Scientific Debugging
When there is a bug, there are broadly two ways you can try to fix it. One way is to randomly try things based on vibes and hope you get lucky. The other is to systematically examine your assumptions about how the system works and figure out where reality mismatches your expectations. I generally think that the second approach of scientific debugging is better in the long run; even if it takes you more time to do, you will walk away with a better understanding of the codebase for next time.
A non-reasoning model is not going to do the scientific method. It is going to “guess” what the fix is, and try to one shot it. If you are in an agent loop, it can rerun the test suite to see if it worked or not, and then randomly try things until it succeeds (but more likely, gets into a death loop).

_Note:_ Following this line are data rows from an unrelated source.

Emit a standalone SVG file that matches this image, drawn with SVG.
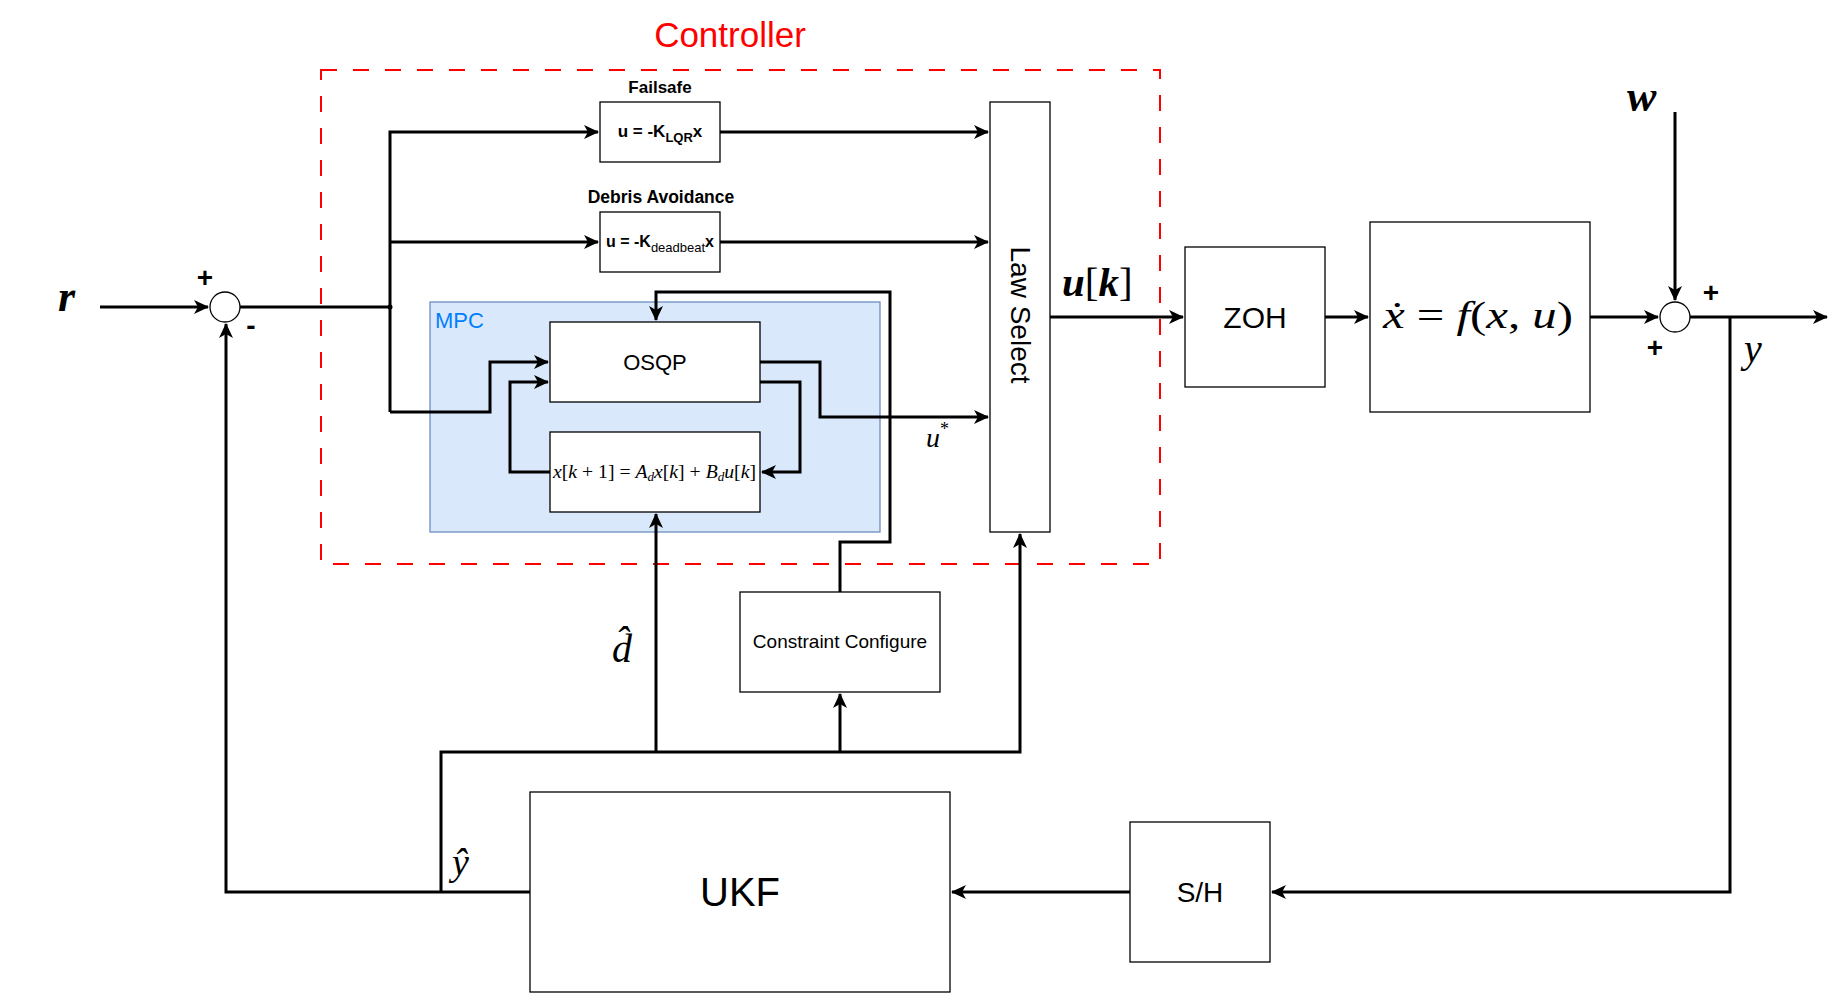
<svg xmlns="http://www.w3.org/2000/svg" width="1829" height="994" viewBox="0 0 1829 994">
<style>
.box{fill:#fff;stroke:#000;stroke-width:1.3}
.ln{fill:none;stroke:#000;stroke-width:3;stroke-linejoin:miter}
.sans{font-family:"Liberation Sans",Arial,sans-serif;fill:#000}
.math{font-family:"Liberation Serif","DejaVu Serif",serif;font-style:italic;fill:#000}
.up{font-style:normal}
.sg{font-family:"Liberation Sans",Arial,sans-serif;font-weight:bold;font-size:28px}
</style>
<defs>
<marker id="arr" markerUnits="userSpaceOnUse" markerWidth="16" markerHeight="16" refX="14" refY="7" orient="auto" viewBox="0 0 16 14">
<path d="M0,0 L15,7 L0,14 L4,7 Z" fill="#000"/>
</marker>
</defs>
<rect width="1829" height="994" fill="#fff"/>

<g id="controller">
<rect x="321" y="70" width="839" height="494" fill="none" stroke="#ff0000" stroke-width="2" stroke-dasharray="16 16"/>
<text class="sans" x="730" y="47" font-size="35" style="fill:#ff0000" text-anchor="middle">Controller</text>
</g>

<g id="mpc">
<rect x="430" y="302" width="450" height="230" fill="#dae8fc" stroke="#6c8ebf" stroke-width="1.3"/>
<text class="sans" x="435" y="328" font-size="22" style="fill:#007fff">MPC</text>
</g>

<g id="failsafe">
<text class="sans" x="660" y="93" font-size="17" font-weight="bold" text-anchor="middle">Failsafe</text>
<rect class="box" x="600" y="102" width="120" height="60"/>
<text class="sans" x="660" y="137" font-size="17" font-weight="bold" text-anchor="middle">u = -K<tspan font-size="13" dy="5">LQR</tspan><tspan dy="-5">x</tspan></text>
</g>

<g id="debris">
<text class="sans" x="661" y="203" font-size="17.5" font-weight="bold" text-anchor="middle">Debris Avoidance</text>
<rect class="box" x="600" y="212" width="120" height="60"/>
<text class="sans" x="660" y="247" font-size="16" font-weight="bold" text-anchor="middle">u = -K<tspan font-size="13" font-weight="normal" dy="5">deadbeat</tspan><tspan dy="-5">x</tspan></text>
</g>

<g id="osqp">
<rect class="box" x="550" y="322" width="210" height="80"/>
<text class="sans" x="655" y="370" font-size="22" text-anchor="middle">OSQP</text>
</g>

<g id="model">
<rect class="box" x="550" y="432" width="210" height="80"/>
<text class="math" x="553" y="478" font-size="18" textLength="203" lengthAdjust="spacingAndGlyphs">x<tspan class="up">[</tspan>k<tspan class="up"> + 1] = </tspan>A<tspan font-size="12" dy="3">d</tspan><tspan dy="-3">x</tspan><tspan class="up">[</tspan>k<tspan class="up">] + </tspan>B<tspan font-size="12" dy="3">d</tspan><tspan dy="-3">u</tspan><tspan class="up">[</tspan>k<tspan class="up">]</tspan></text>
</g>

<g id="lawselect">
<rect class="box" x="990" y="102" width="60" height="430"/>
<text class="sans" x="0" y="0" font-size="28" text-anchor="middle" dominant-baseline="central" transform="translate(1020,315) rotate(90)">Law Select</text>
</g>

<g id="constraint">
<rect class="box" x="740" y="592" width="200" height="100"/>
<text class="sans" x="840" y="648" font-size="19" text-anchor="middle">Constraint Configure</text>
</g>

<g id="zoh">
<rect class="box" x="1185" y="247" width="140" height="140"/>
<text class="sans" x="1255" y="328" font-size="30" text-anchor="middle">ZOH</text>
</g>

<g id="plant">
<rect class="box" x="1370" y="222" width="220" height="190"/>
<text class="math" x="1383" y="328" font-size="38" textLength="190" lengthAdjust="spacingAndGlyphs">ẋ<tspan class="up"> = </tspan>f<tspan class="up">(</tspan>x<tspan class="up">, </tspan>u<tspan class="up">)</tspan></text>
</g>

<g id="ukf">
<rect class="box" x="530" y="792" width="420" height="200"/>
<text class="sans" x="740" y="906" font-size="40" text-anchor="middle">UKF</text>
</g>

<g id="sh">
<rect class="box" x="1130" y="822" width="140" height="140"/>
<text class="sans" x="1200" y="902" font-size="28" text-anchor="middle">S/H</text>
</g>

<g id="sum1">
<circle cx="225" cy="307" r="15" fill="#fff" stroke="#000" stroke-width="1.3"/>
<text class="sg" x="205" y="287" text-anchor="middle">+</text>
<text class="sg" x="251" y="335" text-anchor="middle">-</text>
</g>

<g id="sum2">
<circle cx="1675" cy="317" r="15" fill="#fff" stroke="#000" stroke-width="1.3"/>
<text class="sg" x="1711" y="302" text-anchor="middle">+</text>
<text class="sg" x="1655" y="357" text-anchor="middle">+</text>
</g>

<g id="connectors">
<path class="ln" d="M100,307 H208" marker-end="url(#arr)"/>
<path class="ln" d="M240,307 H390"/>
<circle cx="390" cy="307" r="2.5" fill="#000"/>
<path class="ln" d="M390,412 V132 H598" marker-end="url(#arr)"/>
<path class="ln" d="M390,242 H598" marker-end="url(#arr)"/>
<path class="ln" d="M390,412 H490 V362 H548" marker-end="url(#arr)"/>
<path class="ln" d="M720,132 H988" marker-end="url(#arr)"/>
<path class="ln" d="M720,242 H988" marker-end="url(#arr)"/>
<path class="ln" d="M760,362 H820 V417 H988" marker-end="url(#arr)"/>
<path class="ln" d="M760,382 H800 V472 H762" marker-end="url(#arr)"/>
<path class="ln" d="M550,472 H510 V382 H548" marker-end="url(#arr)"/>
<path class="ln" d="M840,592 V542 H890 V292 H656 V320" marker-end="url(#arr)"/>
<path class="ln" d="M1050,317 H1183" marker-end="url(#arr)"/>
<path class="ln" d="M1325,317 H1368" marker-end="url(#arr)"/>
<path class="ln" d="M1590,317 H1658" marker-end="url(#arr)"/>
<path class="ln" d="M1675,112 V300" marker-end="url(#arr)"/>
<path class="ln" d="M1690,317 H1827" marker-end="url(#arr)"/>
<path class="ln" d="M1730,317 V892 H1272" marker-end="url(#arr)"/>
<path class="ln" d="M1130,892 H952" stroke-width="4" marker-end="url(#arr)"/>
<path class="ln" d="M530,892 H226 V324" marker-end="url(#arr)"/>
<path class="ln" d="M441,892 V752 H1020 V534" marker-end="url(#arr)"/>
<path class="ln" d="M656,752 V514" marker-end="url(#arr)"/>
<path class="ln" d="M840,752 V694" marker-end="url(#arr)"/>
</g>

<g id="labels">
<text class="math" x="58" y="311" font-size="44" font-weight="bold">r</text>
<text class="math" x="1627" y="111" font-size="44" font-weight="bold">w</text>
<text class="math" x="1744" y="362" font-size="40">y</text>
<text class="math" x="1062" y="296" font-size="41"><tspan font-weight="bold">u</tspan><tspan class="up">[</tspan><tspan font-weight="bold">k</tspan><tspan class="up">]</tspan></text>
<text class="math" x="926" y="447" font-size="28">u<tspan class="up" font-size="18" dy="-12">*</tspan></text>
<text class="math" x="612" y="662" font-size="40">d&#x302;</text>
<text class="math" x="452" y="875" font-size="38">ŷ</text>
</g>
</svg>
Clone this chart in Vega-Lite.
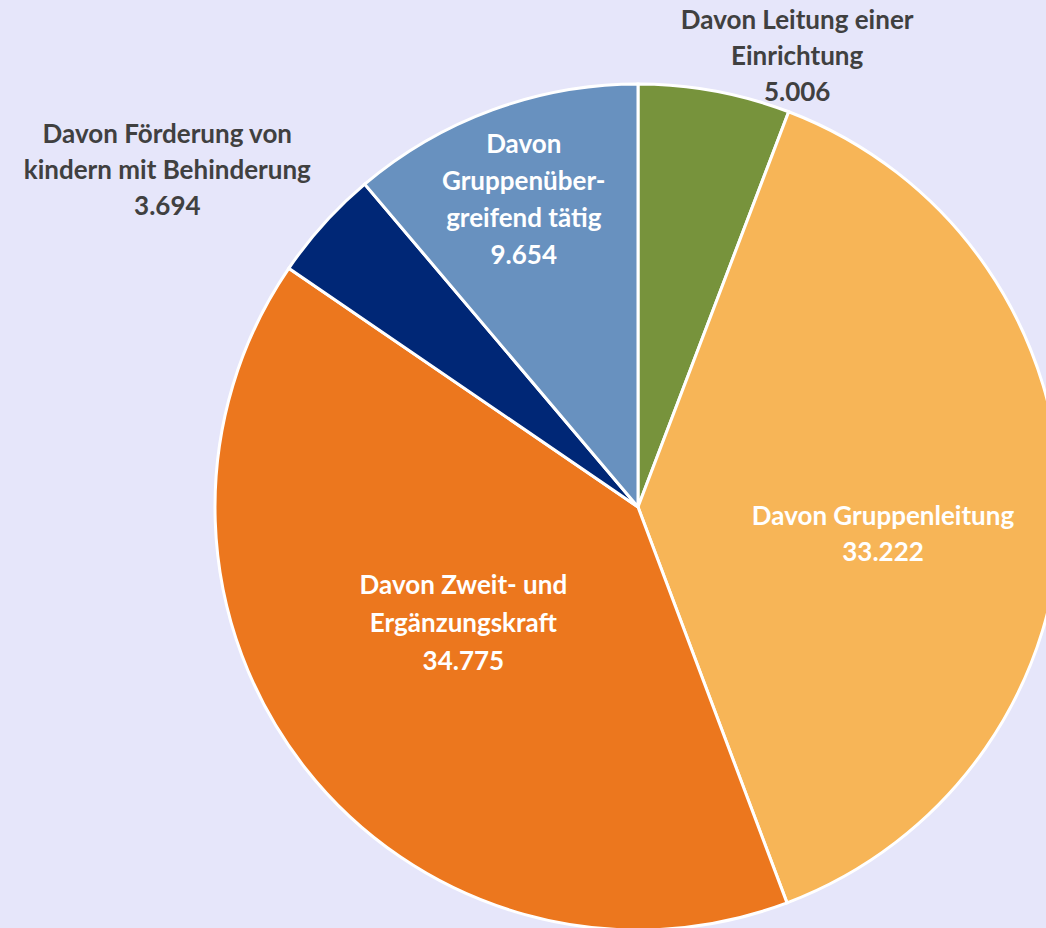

The general word on the street is you should use a reasoning model for debugging (actually, people tend to prefer using models like Grok 3 or DeepSeek-R1 for this sort of problem). Personally, when I do AI coding, I am still maintaining a pretty detailed mental model of how the code is supposed to work, so I think it’s pretty reasonable to also try to root cause it yourself (you don’t have to fix it, if you tell the model what’s wrong it will usually do the right thing).
Examples
- One of the most horrifying death loops an agent LLM can get into is trying
to fix misconfigurations in your environment; e.g., a package is missing for
some reason. One funny problem with Sonnet 3.7 is that it expects
pip
to be available, which it’s not in the default venv created byuv
, and it is incapable of figuring out what went wrong here, wasting a lot of tokens randomly flailing around.